My parents both smoked, alot, like a pack or two a day, though I know for my dad half of every cigarette burned up in an ashtray while he cut someone's hair or gave them a shave. When I was a kid, I have to believe teachers and anybody within smelling distance, had to believe I, too, smoked, as I smelled like I had just crawled out of a smoke stack, which I pretty much had.

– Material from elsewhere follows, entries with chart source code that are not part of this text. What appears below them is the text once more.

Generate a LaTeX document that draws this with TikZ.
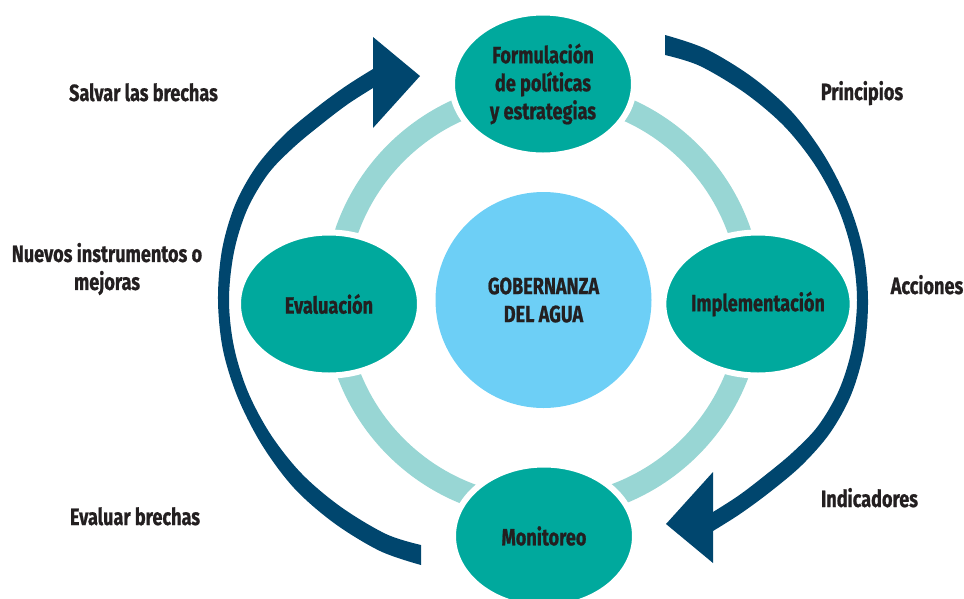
\documentclass[tikz,border=0pt]{standalone}
\usepackage{fontspec}
\newfontfamily\labelfont[FakeStretch=0.77, FakeBold=0.8]{Fira Sans}
\usetikzlibrary{shapes.geometric}
\definecolor{ink}{HTML}{231F20}
\definecolor{stagefill}{HTML}{00A99D}
\definecolor{hubfill}{HTML}{6DCFF6}
\definecolor{ringfill}{HTML}{98D6D4}
\definecolor{cyclefill}{HTML}{00466E}
\begin{document}
\begin{tikzpicture}[x=1pt,y=-1pt,
  lbl/.style={font=\labelfont\bfseries\fontsize{23.5}{28}\selectfont,
    text=ink, align=center, inner sep=0pt},
  stage/.style={ellipse, fill=stagefill, draw=white, line width=6pt,
    minimum width=182pt, minimum height=143pt, inner sep=0pt, lbl},
  hub/.style={circle, fill=hubfill, minimum size=216pt, inner sep=0pt, lbl},
  side/.style={lbl, anchor=base}]
\useasboundingbox (0,0) rectangle (964,598);
\clip (0,0) rectangle (964,598);

% light ring joining the four stages
\draw[ringfill, line width=23pt] (543,300) circle[radius=208pt];

% outer cycle arrow (right half; the left half is the same shape turned)
\newcommand{\cyclearrow}{%
  \fill[cyclefill]
    plot[smooth, tension=0.55] coordinates {(665,35) (706,49) (752,77) (792,112)
      (824,155) (848,202) (863,250) (868,300) (864,350) (851,395) (830,433)
      (802,465) (770,492) (740,514) (713,531)}
    -- plot[smooth, tension=0.55] coordinates {(713,512) (738,496) (763,477)
      (792,453) (818,426) (839,390) (852,348) (857,300) (852,253) (838,208)
      (815,165) (784,126) (745,93) (700,66) (665,55)}
    -- cycle;
  \fill[cyclefill] (713,472) -- (666,524) -- (713,563) -- cycle;}
\cyclearrow
\begin{scope}[rotate around={180:(543,300)}]
  \cyclearrow
\end{scope}

% stages and hub
\node[hub] (hub) at (543.5,300) {GOBERNANZA\\DEL AGUA};
\node[stage] (form) at (543,84) {Formulación\\de políticas\\y estrategias};
\node[stage] (impl) at (758,304) {Implementación};
\node[stage] (moni) at (544,536) {Monitoreo};
\node[stage] (eval) at (329,304) {Evaluación};

% side notes
\node[side] (salvar) at (143.5,101) {Salvar las brechas};
\node[lbl] (nuevos) at (107,269) {Nuevos instrumentos o\\mejoras};
\node[side] (evalb) at (135,525) {Evaluar brechas};
\node[side] (princ) at (862,100) {Principios};
\node[side] (acc) at (927,294) {Acciones};
\node[side] (ind) at (869.5,507) {Indicadores};
\end{tikzpicture}
\end{document}
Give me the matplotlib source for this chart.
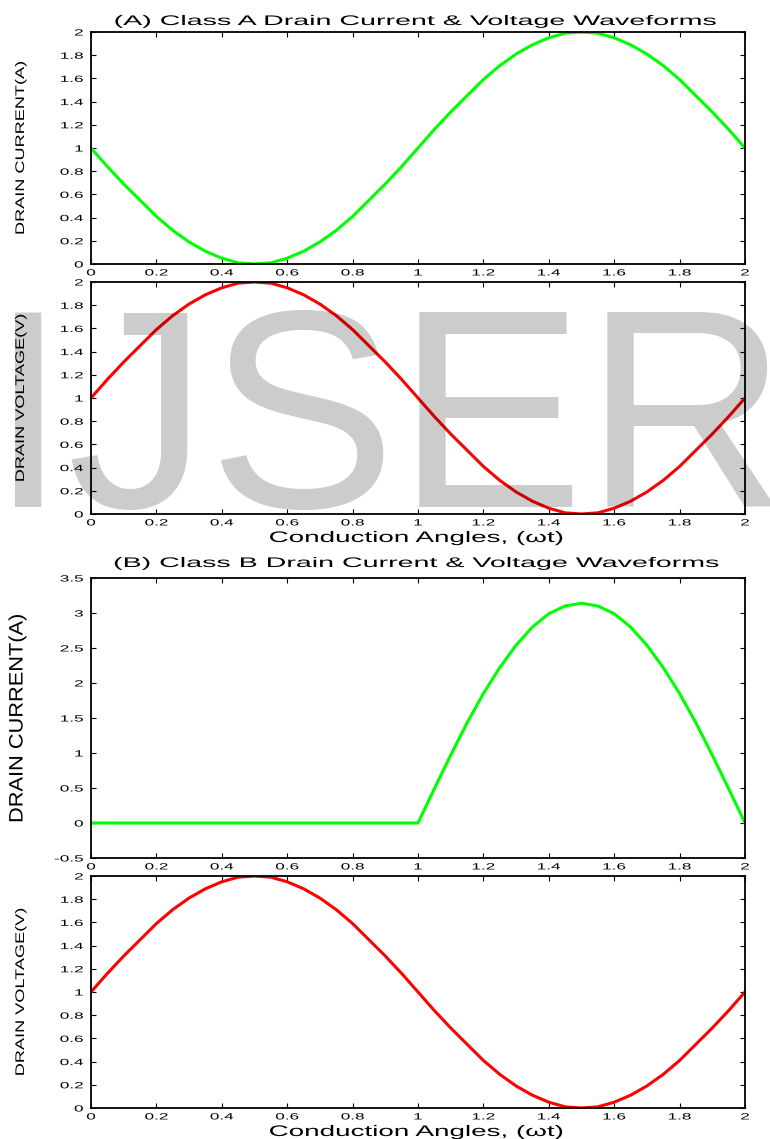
import matplotlib
matplotlib.use("Agg")
import matplotlib.pyplot as plt
from matplotlib.patheffects import AbstractPathEffect
from matplotlib.transforms import Affine2D

# ---------------- data ----------------
x_angle = [0.00, 0.05, 0.10, 0.15, 0.20, 0.25, 0.30, 0.35, 0.40, 0.45,
           0.50, 0.55, 0.60, 0.65, 0.70, 0.75, 0.80, 0.85, 0.90, 0.95,
           1.00, 1.05, 1.10, 1.15, 1.20, 1.25, 1.30, 1.35, 1.40, 1.45,
           1.50, 1.55, 1.60, 1.65, 1.70, 1.75, 1.80, 1.85, 1.90, 1.95, 2.00]

classA_current = [1.00, 0.84, 0.69, 0.55, 0.41, 0.29, 0.19, 0.11, 0.05, 0.01,
                  0.00, 0.01, 0.05, 0.11, 0.19, 0.29, 0.41, 0.55, 0.69, 0.84,
                  1.00, 1.16, 1.31, 1.45, 1.59, 1.71, 1.81, 1.89, 1.95, 1.99,
                  2.00, 1.99, 1.95, 1.89, 1.81, 1.71, 1.59, 1.45, 1.31, 1.16, 1.00]

classA_voltage = [1.00, 1.16, 1.31, 1.45, 1.59, 1.71, 1.81, 1.89, 1.95, 1.99,
                  2.00, 1.99, 1.95, 1.89, 1.81, 1.71, 1.59, 1.45, 1.31, 1.16,
                  1.00, 0.84, 0.69, 0.55, 0.41, 0.29, 0.19, 0.11, 0.05, 0.01,
                  0.00, 0.01, 0.05, 0.11, 0.19, 0.29, 0.41, 0.55, 0.69, 0.84, 1.00]

classB_current = [0.00, 0.00, 0.00, 0.00, 0.00, 0.00, 0.00, 0.00, 0.00, 0.00,
                  0.00, 0.00, 0.00, 0.00, 0.00, 0.00, 0.00, 0.00, 0.00, 0.00,
                  0.00, 0.49, 0.97, 1.43, 1.85, 2.22, 2.54, 2.80, 2.99, 3.10,
                  3.14, 3.10, 2.99, 2.80, 2.54, 2.22, 1.85, 1.43, 0.97, 0.49, 0.00]

classB_voltage = [1.00, 1.16, 1.31, 1.45, 1.59, 1.71, 1.81, 1.89, 1.95, 1.99,
                  2.00, 1.99, 1.95, 1.89, 1.81, 1.71, 1.59, 1.45, 1.31, 1.16,
                  1.00, 0.84, 0.69, 0.55, 0.41, 0.29, 0.19, 0.11, 0.05, 0.01,
                  0.00, 0.01, 0.05, 0.11, 0.19, 0.29, 0.41, 0.55, 0.69, 0.84, 1.00]

x_ticks = [0, 0.2, 0.4, 0.6, 0.8, 1.0, 1.2, 1.4, 1.6, 1.8, 2.0]
x_ticklabels = ["0", "0.2", "0.4", "0.6", "0.8", "1", "1.2", "1.4", "1.6", "1.8", "2"]
y_ticks_02 = [0, 0.2, 0.4, 0.6, 0.8, 1.0, 1.2, 1.4, 1.6, 1.8, 2.0]
y_ticklabels_02 = ["0", "0.2", "0.4", "0.6", "0.8", "1", "1.2", "1.4", "1.6", "1.8", "2"]
y_ticks_B = [-0.5, 0, 0.5, 1.0, 1.5, 2.0, 2.5, 3.0, 3.5]
y_ticklabels_B = ["-0.5", "0", "0.5", "1", "1.5", "2", "2.5", "3", "3.5"]

title_A = "(A) Class A Drain Current & Voltage Waveforms"
title_B = "(B) Class B Drain Current & Voltage Waveforms"
x_label = "Conduction Angles, (\u03c9t)"
ylab_current = "DRAIN CURRENT(A)"
ylab_voltage = "DRAIN VOLTAGE(V)"


# ---------------- helper: horizontally stretched text ----------------
class Stretch(AbstractPathEffect):
    """Scale a text path along its own baseline direction."""
    def __init__(self, sx=1.0, anchor="center"):
        super().__init__()
        self.sx = sx
        self.anchor = anchor

    def draw_path(self, renderer, gc, tpath, affine, rgbFace=None):
        ext = tpath.get_extents()
        if self.anchor == "right":
            cx = ext.x1
        elif self.anchor == "left":
            cx = ext.x0
        else:
            cx = 0.5 * (ext.x0 + ext.x1)
        t = Affine2D().translate(-cx, 0).scale(self.sx, 1.0).translate(cx, 0) + affine
        renderer.draw_path(gc, tpath, t, rgbFace)


FONT = "Liberation Sans"
W, H = 770, 1139
fig = plt.figure(figsize=(W / 100, H / 100), dpi=100)
fig.patch.set_facecolor("white")


def px_axes(left, top, right, bottom):
    return fig.add_axes([left / W, 1 - bottom / H, (right - left) / W, (bottom - top) / H])


def style_axes(ax, yticks, yticklabels, ylim):
    ax.set_xlim(0, 2)
    ax.set_ylim(*ylim)
    ax.set_xticks(x_ticks)
    ax.set_xticklabels(x_ticklabels)
    ax.set_yticks(yticks)
    ax.set_yticklabels(yticklabels)
    ax.tick_params(direction="in", length=3.6, width=0.8, top=True, right=True,
                   labelsize=6.5, colors="black")
    ax.tick_params(axis="x", pad=3.2)
    ax.tick_params(axis="y", pad=5.6)
    for s in ax.spines.values():
        s.set_linewidth(1.3)
        s.set_color("black")
    for lbl in ax.get_xticklabels():
        lbl.set_fontfamily(FONT)
        lbl.set_path_effects([Stretch(1.9, "center")])
    for lbl in ax.get_yticklabels():
        lbl.set_fontfamily(FONT)
        lbl.set_path_effects([Stretch(1.9, "right")])


def ylabel(ax, text, xpix, size, sx):
    left = ax.get_position().x0 * W
    width = ax.get_position().width * W
    ax.text((xpix - left) / width, 0.5, text, rotation=90, ha="center", va="center",
            transform=ax.transAxes, fontsize=size, family=FONT,
            path_effects=[Stretch(sx, "center")])


def ftext(xpix, ypix, text, size, sx):
    fig.text(xpix / W, 1 - ypix / H, text, ha="center", va="baseline", fontsize=size,
             family=FONT, path_effects=[Stretch(sx, "center")])


ax1 = px_axes(91, 32, 745, 264)
ax2 = px_axes(91, 282, 745, 514)
ax3 = px_axes(91, 578, 745, 858)
ax4 = px_axes(91, 876, 745, 1108)

ax1.plot(x_angle, classA_current, color="#00ff00", lw=2.2, solid_joinstyle="round")
ax2.plot(x_angle, classA_voltage, color="#ff0000", lw=2.2, solid_joinstyle="round")
ax3.plot(x_angle, classB_current, color="#00ff00", lw=2.2, solid_joinstyle="round")
ax4.plot(x_angle, classB_voltage, color="#ff0000", lw=2.2, solid_joinstyle="round")

style_axes(ax1, y_ticks_02, y_ticklabels_02, (0, 2))
style_axes(ax2, y_ticks_02, y_ticklabels_02, (0, 2))
style_axes(ax3, y_ticks_B, y_ticklabels_B, (-0.5, 3.5))
style_axes(ax4, y_ticks_02, y_ticklabels_02, (0, 2))

ylabel(ax1, ylab_current, 21, 9, 1.45)
ylabel(ax2, ylab_voltage, 21, 9, 1.45)
ylabel(ax3, ylab_current, 18, 14, 1.12)
ylabel(ax4, ylab_voltage, 21, 9, 1.45)

ftext(416, 25, title_A, 10, 2.06)
ftext(417, 567, title_B, 10, 2.06)
ftext(416, 542, x_label, 11, 1.82)
ftext(416, 1136, x_label, 11, 1.82)

# watermark overlay
fig.text(-11 / W, 1 - 507 / H, "IJSER", fontsize=203, family=FONT, color="black",
         alpha=0.2, ha="left", va="baseline", zorder=10)

fig.savefig("out.png", dpi=100, facecolor="white")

My parents smoked everywhere; in our house, in bed, in their car with kids in it or not, in Dad's barbershop, in our garage where he played cards with his buddies, when he played golf on Sundays and Wednesdays, when Mom hung out with her neighborhood girlfriends drinking coffee in their kitchens and on their back porches, when corralling us kids, when she was reading her books and magazines and listening to her jazz records and pruning her roses. So, naturally, everything about me smelled like cigarette smoke -- my hair, my clothes, even my skin and school books. The only person I remember who smoked more than my folks was my best friend Tim's mom Martha. That lady smoked like a smudge pot! Pungent white smoke constantly rising from between her finger tips and escaping from between her lips. But we loved her so much! She drove us to junior high in the bitter winter, freezing cold in her little Mercury Cougar convertible, top and windows up, frigid Midwestern early morning winter air seeping in from everywhere, Martha driving in her bathrobe with a ciggie hanging forever from her lips, the tip bouncing up and down, unconsciously knocking off her enlongated ash, as she scolded me and Tim for whatever we had most recently done that we knew better than to do and all we could do was shiver and watch the thin fog of our frozen breath mingle with Martha's cigarette smoke. I hated that smoke and the fact that my folks and Martha smoked so much, but now when I get a whiff of that familiar smell of cigarette smoke, I smile and think fondly of Mom and Dad and Martha and my mom's Tareytons, my dad's Marlboros, and Martha's Pall Malls and feel lucky I never smoked but just as lucky that something as simple as the smell of a little cigarette smoke triggers such strong memories of people I loved so much.
My Betty bought hers by the carton and never seemed to notice if Ruthie or I liberated a pack. Parliaments!
Rich, i so remember this too...scary sometimes as they also smoked in bed!!! and how about with the car windows rolled up and an infant rolling around on the front seat!